Equifax Data Breach

The following information was sent from credit union trade association in Georgia that can help you understand the Equifax Breach incident & steps you can take.

  • An independent investigation by a cybersecurity firm determined information had been accessed between mid-May and July
  • Credit unions do report to the credit bureaus, although no evidence of unauthorized activity has been discovered on Equifax's core consumer or commercial credit reporting databases
  • Approximately 143 million U.S. consumers had information accessed
    • Compromised information included:
      • Names Social Security Numbers
      • Birth Dates
      • Addresses
      • Driver's Licenses
  • Approximately 209,000 credit card numbers were accessed
  • Approximately 182,000 dispute documents with personally identifying information were accessed

Equifax has set up an informational website and identity theft monitoring for consumers

  • Consumers can determine if their personal information may have been impacted by visiting www.equifaxsecurity2017.com
  • Through Nov. 21, 2017 consumers - whether affected by the breach or not - can sign up for TrustedID Premier credit monitoring at no charge
    • Enrollees in the program will have complimentary access to:
      • Equifax credit report
      • Credit file monitoring at all three major credit bureaus
      • Equifax credit report lock
      • Social Security number monitoring
      • $1 million in identity theft insurance
  • Signing up for this program does not waive any rights to take legal action, as the restrictive language previously included in the terms of use for this program has been removed.

Equifax was originally charging consumers to put a freeze on their credit files, but has since dropped the charge and is offering that service at no charge through Nov. 21, 2017.

Consumer Impact

Affected consumers are at risk from criminals using stolen information to fraudulently open accounts. This means the most pressing and immediate threat with this breach is identity theft, and the best thing credit unions can do right now is provide their members with identity protection tips.

The first step consumers should take to find out more is to visit both websites noted above.
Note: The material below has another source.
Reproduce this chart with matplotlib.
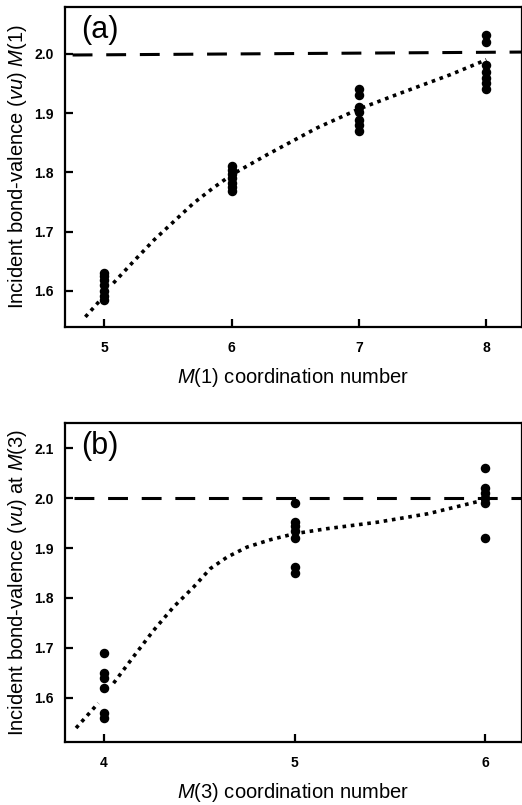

Then, consumers should take steps to protect their identities. There are a number of tips at www.stopthedatabreaches.com that can help consumers remain vigilant and protect their personal data. These include:

  • Don't respond to email, text or telephone calls asking for personal or financial information
  • Frequently review account activity and immediately report unauthorized transactions
  • Place an initial fraud alert with credit bureaus if fraud has occurred
  • Enroll and opt-in for transaction monitoring
  • Use card on/off switches (if available)
  • Enroll in Verified by VISA/MasterCard Secure Code

The Federal Trade Commission's website has additional consumer information.